Il populismo del M5S è speculare a quello salviniano e profondamente connotativo della natura del movimento. Perciò, l’idea di una sinistra moribonda e di un Pd in stato confusionale e con prospettive assai incerte di poter recuperare i neo-alleati alla causa di una normale civiltà democratica è del tutto campata in aria. E’ solo il riflesso condizionato del residuo di presunzione di una superiorità e di un valore che da tempo la sinistra non ha più. Anzi, come abbiamo detto, sta già accadendo esattamente il contrario: la grillizzazione di forze che ormai disancorate dalla società trovano la loro ragion d’essere nelle sole operazioni di potere. Nella sostanza, tra Lega e 5S le distanze non sono apprezzabili. Da punti di partenza differenti lavorano per lo stesso obiettivo: quello di destrutturare il sistema. La Lega, facendo leva sulla paura; il grillismo, sulla rabbia. L’indifferenza ideale del movimento grillino lo rende addirittura più subdolo perché, in un sistema sfibrato come il nostro, può mimetizzarsi sia da destra che da sinistra. D’altronde, il modo sconcertante in cui, nel giro di pochi giorni, sia passato dalla sua centralità in un governo di destra alla centralità in un governo giallorosso ne è la prova provata.

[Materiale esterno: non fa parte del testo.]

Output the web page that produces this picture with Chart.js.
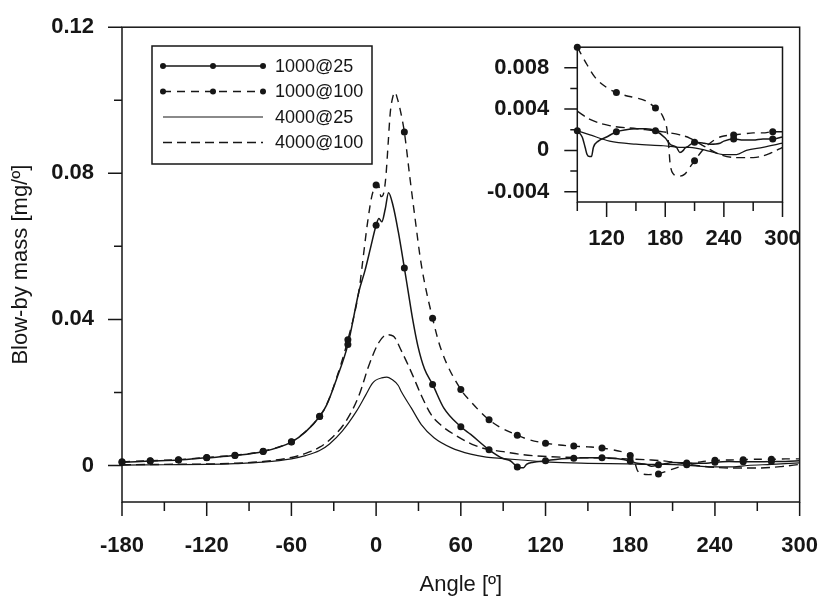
<!DOCTYPE html>
<html>
<head>
<meta charset="utf-8">
<script src="https://cdn.jsdelivr.net/npm/chart.js@4.4.1/dist/chart.umd.min.js"></script>
<style>
	body { margin: 0; background: #fff; }
	#wrap { position: relative; width: 835px; height: 603px; }
	#inset { position: absolute; left: 470px; top: 20px; }
</style>
</head>
<body>
<div id="wrap">
	<canvas id="main" width="835" height="603"></canvas>
	<canvas id="inset" width="365" height="240"></canvas>
</div>
<script>
// series data
const angles1000at25 = [-180, -160, -140, -120, -100, -80, -60, -50, -40, -35, -28, -20, -12, -8, -4, 0, 2, 4, 6.5, 8.8, 12, 15.7, 20, 22.6, 26, 29.6, 34.3, 40, 48, 60, 67, 80, 90, 95, 98, 100, 102.5, 104.5, 106.5, 111.5, 120, 130, 140, 150, 160, 170, 180, 185, 191.5, 195, 198.5, 200, 203.5, 210, 220, 226, 236, 240, 250, 260, 270, 280, 290, 300];
const blowby1000at25 = [0.0009, 0.0012, 0.0015, 0.0021, 0.0027, 0.0038, 0.0064, 0.0092, 0.0134, 0.0166, 0.0237, 0.0331, 0.0479, 0.0532, 0.0595, 0.0658, 0.0676, 0.0667, 0.0703, 0.0747, 0.0711, 0.064, 0.0541, 0.0479, 0.0398, 0.0327, 0.0264, 0.0222, 0.0157, 0.0106, 0.0085, 0.0043, 0.0019, 0.0013, 0.0003, -0.0004, -0.0006, -0.0006, 0.0003, 0.0009, 0.0013, 0.0018, 0.002, 0.0021, 0.0021, 0.0019, 0.0012, 0.0006, 0.0003, -0.0002, 0, 0.0002, 0.0004, 0.0008, 0.0007, 0.0006, 0.0007, 0.0009, 0.0011, 0.001, 0.001, 0.0011, 0.0011, 0.0013];

const angles1000at100 = [-180, -160, -140, -120, -100, -80, -60, -50, -40, -35, -28, -20, -12, -9.5, -6, -3, 0, 1.5, 3.5, 5.5, 7, 8.5, 10, 12, 13.4, 15, 17, 20, 23.8, 27.3, 32, 40, 46, 60, 67, 80, 90, 100, 108, 120, 130, 140, 150, 160, 170, 177, 180, 181.5, 183.5, 185, 188.5, 193, 200, 205.5, 210, 220, 230, 236, 240, 250, 260, 270, 280, 290, 300];
const blowby1000at100 = [0.001, 0.0013, 0.0016, 0.0022, 0.0028, 0.0039, 0.0065, 0.0093, 0.0135, 0.0167, 0.024, 0.0344, 0.0482, 0.0559, 0.0667, 0.0738, 0.0768, 0.077, 0.0736, 0.0748, 0.0795, 0.088, 0.0965, 0.1012, 0.1022, 0.1005, 0.0975, 0.0913, 0.0792, 0.0685, 0.055, 0.0403, 0.0318, 0.0208, 0.0175, 0.0125, 0.01, 0.0083, 0.0071, 0.0061, 0.0056, 0.0053, 0.0051, 0.0048, 0.0041, 0.0034, 0.0027, 0.0022, 0.0005, -0.0013, -0.0023, -0.0025, -0.0023, -0.0016, -0.001, 0.0002, 0.001, 0.0013, 0.0014, 0.0015, 0.0016, 0.0017, 0.0017, 0.0018, 0.0018];

const angles4000at25 = [-180, -150, -120, -100, -80, -60, -50, -40, -33, -24, -14, -7.5, -2.8, -0.5, 4, 7.6, 11, 15.7, 18, 25, 32, 41, 53, 67, 78, 90, 103, 123, 150, 178, 195, 205, 226, 239, 253, 263, 280, 300];
const blowby4000at25 = [0.0001, 0.0002, 0.0003, 0.0005, 0.0009, 0.0018, 0.0027, 0.0041, 0.0059, 0.0094, 0.0148, 0.0192, 0.0224, 0.0233, 0.024, 0.0242, 0.0236, 0.0219, 0.0201, 0.0157, 0.0112, 0.0076, 0.0049, 0.0031, 0.0023, 0.0019, 0.0015, 0.0009, 0.0006, 0.00045, 0.0003, 0.0003, -0.0001, -0.0004, -0.0004, 0, 0.0003, 0.0007];

const angles4000at100 = [-180, -150, -120, -100, -80, -60, -50, -40, -30.7, -21.4, -12.1, -5.2, 1.8, 7.6, 12.2, 18, 25, 32, 39, 47, 57, 68, 78, 90, 103, 123, 151, 178, 195, 205, 220, 236, 253, 270, 287, 300];
const blowby4000at100 = [0.0002, 0.0003, 0.0004, 0.0006, 0.0011, 0.0022, 0.0033, 0.005, 0.0078, 0.0121, 0.0192, 0.0273, 0.0336, 0.0358, 0.0354, 0.0313, 0.0255, 0.0192, 0.0139, 0.0107, 0.0081, 0.0058, 0.0045, 0.0038, 0.003, 0.0024, 0.0021, 0.0018, 0.0015, 0.0012, 0.0004, -0.0004, -0.0007, -0.0007, -0.0003, 0.0003];

const seriesNames = ["1000@25", "1000@100", "4000@25", "4000@100"];

// where the round markers sit
const mainMarkerAngles = [-180, -160, -140, -120, -100, -80, -60, -40, -20, 0, 20, 40, 60, 80, 100, 120, 140, 160, 180, 200, 220, 240, 260, 280];
const insetMarkerAngles = [90, 130, 170, 210, 250, 290];

// ticks
const mainXTicks = [-180, -150, -120, -90, -60, -30, 0, 30, 60, 90, 120, 150, 180, 210, 240, 270, 300];
const mainXLabels = [-180, -120, -60, 0, 60, 120, 180, 240, 300];
const mainYTicks = [0, 0.02, 0.04, 0.06, 0.08, 0.1, 0.12];
const mainYLabels = [0, 0.04, 0.08, 0.12];
const insetXTicks = [90, 120, 150, 180, 210, 240, 270, 300];
const insetXLabels = [120, 180, 240, 300];
const insetYTicks = [-0.004, -0.002, 0, 0.002, 0.004, 0.006, 0.008];
const insetYLabels = [-0.004, 0, 0.004, 0.008];

const INK = "#161616";
const FONT = "'Liberation Sans', Arial, sans-serif";

const SERIES = [
	{ angles: angles1000at25, values: blowby1000at25, width: 1.5, dash: [], markers: true },
	{ angles: angles1000at100, values: blowby1000at100, width: 1.4, dash: [8, 6], markers: true },
	{ angles: angles4000at25, values: blowby4000at25, width: 1.2, dash: [], markers: false },
	{ angles: angles4000at100, values: blowby4000at100, width: 1.4, dash: [9, 5], markers: false },
];

const hasValue = (list, v) => list.some((w) => Math.abs(w - v) < 1e-9);
const fmt = (v) => String(+v.toFixed(4));

const makeDatasets = (minAngle, markerAngles) =>
	SERIES.map((s, i) => ({
		label: seriesNames[i],
		data: s.angles.map((a, k) => ({ x: a, y: s.values[k] })).filter((p) => p.x >= minAngle),
		borderColor: INK,
		backgroundColor: INK,
		borderWidth: s.width,
		borderDash: s.dash,
		pointRadius: (c) => (s.markers && c.raw && hasValue(markerAngles, c.raw.x) ? 3.5 : 0),
		pointBorderWidth: 0,
		pointHoverRadius: 0,
		cubicInterpolationMode: "monotone",
		clip: false,
		fill: false,
	}));

const makeAxis = (tickList, labelList, min, max, fontSize, padding, fit) => ({
	type: "linear",
	min,
	max,
	afterBuildTicks: (scale) => {
		scale.ticks = tickList.map((v) => ({ value: v }));
	},
	afterFit: fit,
	grid: { drawOnChartArea: false, drawTicks: true, tickLength: 14, tickColor: "transparent" },
	border: { display: false },
	ticks: {
		autoSkip: false,
		maxRotation: 0,
		padding,
		color: INK,
		font: { family: FONT, size: fontSize, weight: "bold" },
		callback: (v) => (hasValue(labelList, v) ? fmt(v) : ""),
	},
});

// box round the plot plus major/minor tick marks
const frameTicks = {
	id: "frameTicks",
	afterDraw(chart, args, opts) {
		const { ctx, chartArea: a, scales } = chart;
		ctx.save();
		ctx.strokeStyle = INK;
		ctx.lineWidth = 1.5;
		ctx.strokeRect(a.left, a.top, a.right - a.left, a.bottom - a.top);
		ctx.beginPath();
		scales.x.ticks.forEach((t) => {
			const px = scales.x.getPixelForValue(t.value);
			const len = hasValue(opts.xLabels, t.value) ? opts.xMajor : opts.xMinor;
			ctx.moveTo(px, a.bottom);
			ctx.lineTo(px, a.bottom + len);
		});
		scales.y.ticks.forEach((t) => {
			const py = scales.y.getPixelForValue(t.value);
			const len = hasValue(opts.yLabels, t.value) ? opts.yMajor : opts.yMinor;
			ctx.moveTo(a.left, py);
			ctx.lineTo(a.left - len, py);
		});
		ctx.stroke();
		ctx.restore();
	},
};

const legendBox = {
	id: "legendBox",
	afterDatasetsDraw(chart) {
		const ctx = chart.ctx;
		ctx.save();
		ctx.strokeStyle = INK;
		ctx.fillStyle = INK;
		ctx.lineWidth = 1.5;
		ctx.strokeRect(152, 46, 220, 118);
		ctx.font = `18px ${FONT}`;
		ctx.textBaseline = "middle";
		chart.data.datasets.forEach((ds, i) => {
			const y = 66 + i * 25.5;
			ctx.lineWidth = ds.borderWidth;
			ctx.setLineDash(ds.borderDash);
			ctx.beginPath();
			ctx.moveTo(163, y);
			ctx.lineTo(263, y);
			ctx.stroke();
			ctx.setLineDash([]);
			if (SERIES[i].markers) {
				[163, 213, 263].forEach((x) => {
					ctx.beginPath();
					ctx.arc(x, y, 3, 0, Math.PI * 2);
					ctx.fill();
				});
			}
			ctx.fillText(ds.label, 275, y + 1);
		});
		ctx.restore();
	},
};

const titleFont = { family: FONT, size: 22 };

new Chart(document.getElementById("main"), {
	type: "line",
	data: { datasets: makeDatasets(-180, mainMarkerAngles) },
	options: {
		responsive: false,
		animation: false,
		events: [],
		layout: { padding: { top: 19, right: 23, left: 0, bottom: 0 } },
		plugins: {
			legend: { display: false },
			tooltip: { enabled: false },
			frameTicks: { xLabels: mainXLabels, yLabels: mainYLabels, xMajor: 14, xMinor: 9, yMajor: 14, yMinor: 8 },
		},
		scales: {
			x: {
				...makeAxis(mainXTicks, mainXLabels, -180, 300, 22, 17, (s) => { s.height = 101; }),
				title: { display: true, text: "Angle [º]", color: INK, font: titleFont, padding: { top: 0, bottom: 5 } },
			},
			y: {
				...makeAxis(mainYTicks, mainYLabels, -0.01, 0.12, 22, 14, (s) => { s.width = 122; }),
				title: { display: true, text: "Blow-by mass [mg/º]", color: INK, font: titleFont, padding: { top: 8, bottom: 0 } },
			},
		},
	},
	plugins: [frameTicks, legendBox],
});

new Chart(document.getElementById("inset"), {
	type: "line",
	data: { datasets: makeDatasets(90, insetMarkerAngles) },
	options: {
		responsive: false,
		animation: false,
		events: [],
		layout: { padding: { top: 14, right: 52.5, left: 0, bottom: 0 } },
		plugins: {
			legend: { display: false },
			tooltip: { enabled: false },
			frameTicks: { xLabels: insetXLabels, yLabels: insetYLabels, xMajor: 15, xMinor: 9, yMajor: 13, yMinor: 7 },
		},
		scales: {
			x: makeAxis(insetXTicks, insetXLabels, 90, 300, 22, 10, (s) => { s.height = 58; }),
			y: makeAxis(insetYTicks, insetYLabels, -0.005, 0.01, 22, 14, (s) => { s.width = 107.3; }),
		},
	},
	plugins: [frameTicks],
});
</script>
</body>
</html>
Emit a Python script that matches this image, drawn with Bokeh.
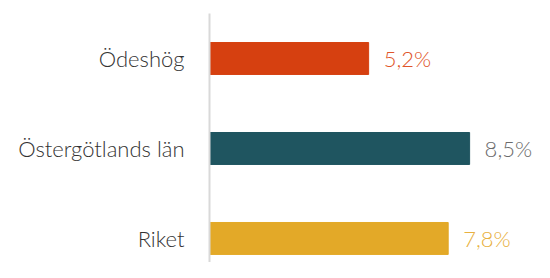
from bokeh.plotting import figure
from bokeh.models import ColumnDataSource, Range1d, FixedTicker
from bokeh.core.properties import value
from bokeh.embed import file_html
from bokeh.resources import INLINE

categories = ["Ödeshög", "Östergötlands län", "Riket"]
values = [5.2, 8.5, 7.8]
labels = ["5,2%", "8,5%", "7,8%"]
bar_colors = ["#D64010", "#1F5560", "#E3A928"]
label_colors = ["#E0552A", "#6B6B6B", "#E8B040"]

pos = list(range(len(categories)))
src = ColumnDataSource(dict(y=pos, v=values, lab=labels, bc=bar_colors, lc=label_colors))

FONT = "Lato Light"

p = figure(width=534, height=262, output_backend="svg", toolbar_location=None,
           x_range=Range1d(0, 10.62), y_range=Range1d(2.267, -0.5),
           min_border_left=209, min_border_top=13, min_border_bottom=0, min_border_right=0)
p.outline_line_color = None
p.xgrid.visible = False
p.ygrid.visible = False
p.xaxis.visible = False

p.hbar(y="y", right="v", left=0, height=0.355, color="bc", source=src)
p.text(x="v", y="y", text="lab", text_color="lc", source=src, x_offset=15,
       text_align="left", text_baseline="middle", text_font=value(FONT),
       text_font_size="22px")

ya = p.yaxis[0]
ya.ticker = FixedTicker(ticks=pos)
ya.major_label_overrides = {i: c for i, c in enumerate(categories)}
ya.major_tick_line_color = None
ya.minor_tick_line_color = None
ya.axis_line_color = "#D9D9D9"
ya.axis_line_width = 2
ya.major_label_standoff = 19
ya.major_label_text_font = FONT
ya.major_label_text_font_size = "22px"
ya.major_label_text_color = "#333333"

open("out.html", "w").write(file_html(p, INLINE))
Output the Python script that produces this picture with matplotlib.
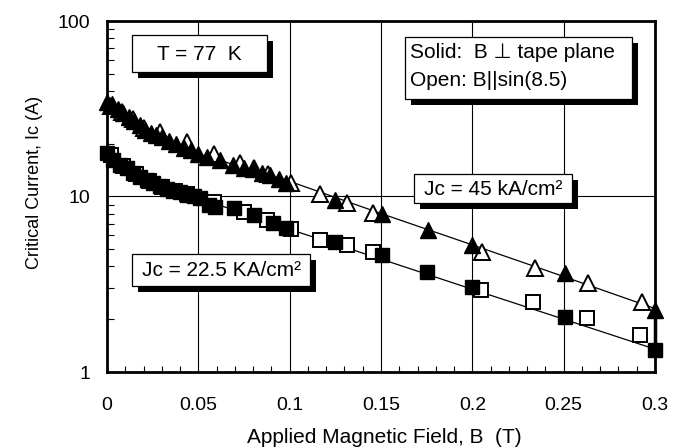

Il populismo non è la tigre di carta ormai domata dalla nuova alleanza di governo. Non bisogna dare ascolto a qualche leader storico della sinistra che, per edulcorare l’innaturale connubio, va irresponsabilmente dicendo che la parola populismo non lo spaventa. Occorre, al contrario, tenere alta la guardia contro un fenomeno sempre pericoloso per la democrazia e costruire una alternativa culturale e sociale della quale, evidentemente, la sinistra che abbiamo non può più essere caposaldo.